WORK TO COMPLETE: Extract word for word the lines of the listing from its start to the line holding "const seriesNames = ['ROBO", both ends kept; pictures are not part of the copy.

RECORDED DATA:
----
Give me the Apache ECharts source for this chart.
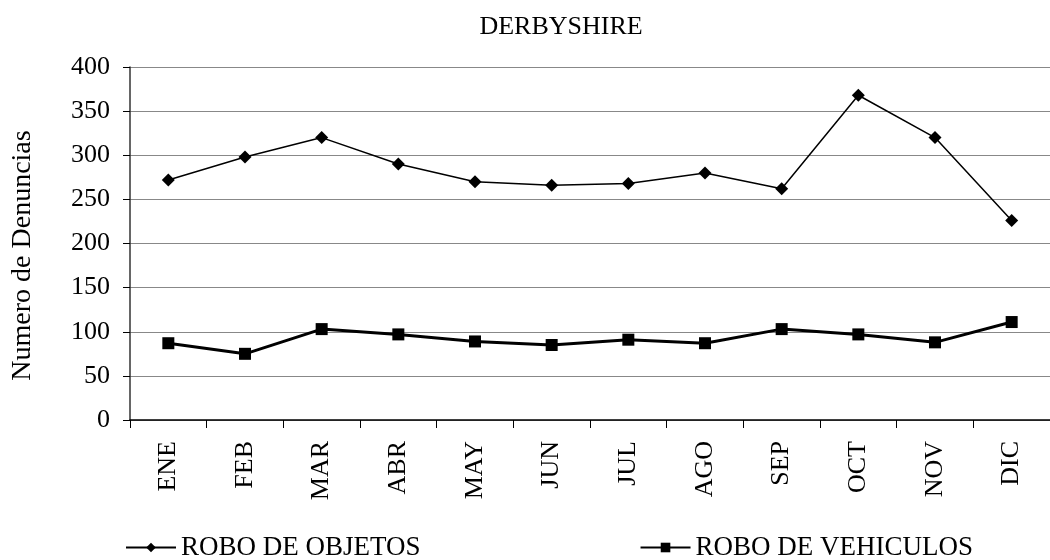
<!DOCTYPE html>
<html>
<head>
<meta charset="utf-8">
<script src="https://cdn.jsdelivr.net/npm/echarts@6/dist/echarts.min.js"></script>
<style>html,body{margin:0;padding:0;background:#fff}#c{width:1050px;height:560px}</style>
</head>
<body>
<div id="c"></div>
<script>
const months = ['ENE','FEB','MAR','ABR','MAY','JUN','JUL','AGO','SEP','OCT','NOV','DIC'];
const roboObjetos = [272, 298, 320, 290, 270, 266, 268, 280, 262, 368, 320, 226];
const roboVehiculos = [87, 75, 103, 97, 89, 85, 91, 87, 103, 97, 88, 111];
const yTicks = [0, 50, 100, 150, 200, 250, 300, 350, 400];
const titleText = 'DERBYSHIRE';
const yName = 'Numero de Denuncias';
const seriesNames = ['ROBO DE OBJETOS', 'ROBO DE VEHICULOS'];

const font = '"Liberation Serif", "Times New Roman", serif';
const chart = echarts.init(document.getElementById('c'));
chart.setOption({
  animation: false,
  backgroundColor: '#fff',
  title: {
    text: titleText, left: 556, top: 9, textAlign: 'center',
    textStyle: { fontFamily: font, fontWeight: 'normal', fontSize: 26, color: '#000' }
  },
  grid: { left: 130, right: -7, top: 67, bottom: 140 },
  legend: {
    bottom: -6, left: 120, itemGap: 219, itemWidth: 50, itemHeight: 12,
    textStyle: { fontFamily: font, fontSize: 27, color: '#000' },
    data: seriesNames
  },
  xAxis: {
    type: 'category', data: months, boundaryGap: true,
    axisLine: { lineStyle: { color: '#000', width: 1.5 } },
    axisTick: { show: true, length: 8, lineStyle: { color: '#000' } },
    axisLabel: { rotate: 90, fontFamily: font, fontSize: 26, color: '#000', margin: 21 }
  },
  yAxis: {
    type: 'value', min: yTicks[0], max: yTicks[yTicks.length - 1], interval: yTicks[1] - yTicks[0],
    name: yName, nameLocation: 'middle', nameGap: 93,
    nameTextStyle: { fontFamily: font, fontSize: 28, color: '#000', padding: [0, 24, 0, 0] },
    axisLine: { show: true, lineStyle: { color: '#333', width: 1.5 } },
    axisTick: { show: true, inside: false, length: 7, lineStyle: { color: '#000' } },
    axisLabel: { fontFamily: font, fontSize: 26, color: '#000', margin: 20 },
    splitLine: { show: true, lineStyle: { color: '#888', width: 1 } }
  },
  series: [
    {
      name: seriesNames[0], type: 'line', data: roboObjetos,
      symbol: 'diamond', symbolSize: 13,
      lineStyle: { color: '#000', width: 1.5 },
      itemStyle: { color: '#000' }
    },
    {
      name: seriesNames[1], type: 'line', data: roboVehiculos,
      symbol: 'rect', symbolSize: 12,
      lineStyle: { color: '#000', width: 3 },
      itemStyle: { color: '#000' }
    }
  ]
});
</script>
</body>
</html>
----
RESULT BELOW:
Give me the Apache ECharts source for this chart.
<!DOCTYPE html>
<html>
<head>
<meta charset="utf-8">
<script src="https://cdn.jsdelivr.net/npm/echarts@6/dist/echarts.min.js"></script>
<style>html,body{margin:0;padding:0;background:#fff}#c{width:1050px;height:560px}</style>
</head>
<body>
<div id="c"></div>
<script>
const months = ['ENE','FEB','MAR','ABR','MAY','JUN','JUL','AGO','SEP','OCT','NOV','DIC'];
const roboObjetos = [272, 298, 320, 290, 270, 266, 268, 280, 262, 368, 320, 226];
const roboVehiculos = [87, 75, 103, 97, 89, 85, 91, 87, 103, 97, 88, 111];
const yTicks = [0, 50, 100, 150, 200, 250, 300, 350, 400];
const titleText = 'DERBYSHIRE';
const yName = 'Numero de Denuncias';
const seriesNames = ['ROBO DE OBJETOS', 'ROBO DE VEHICULOS'];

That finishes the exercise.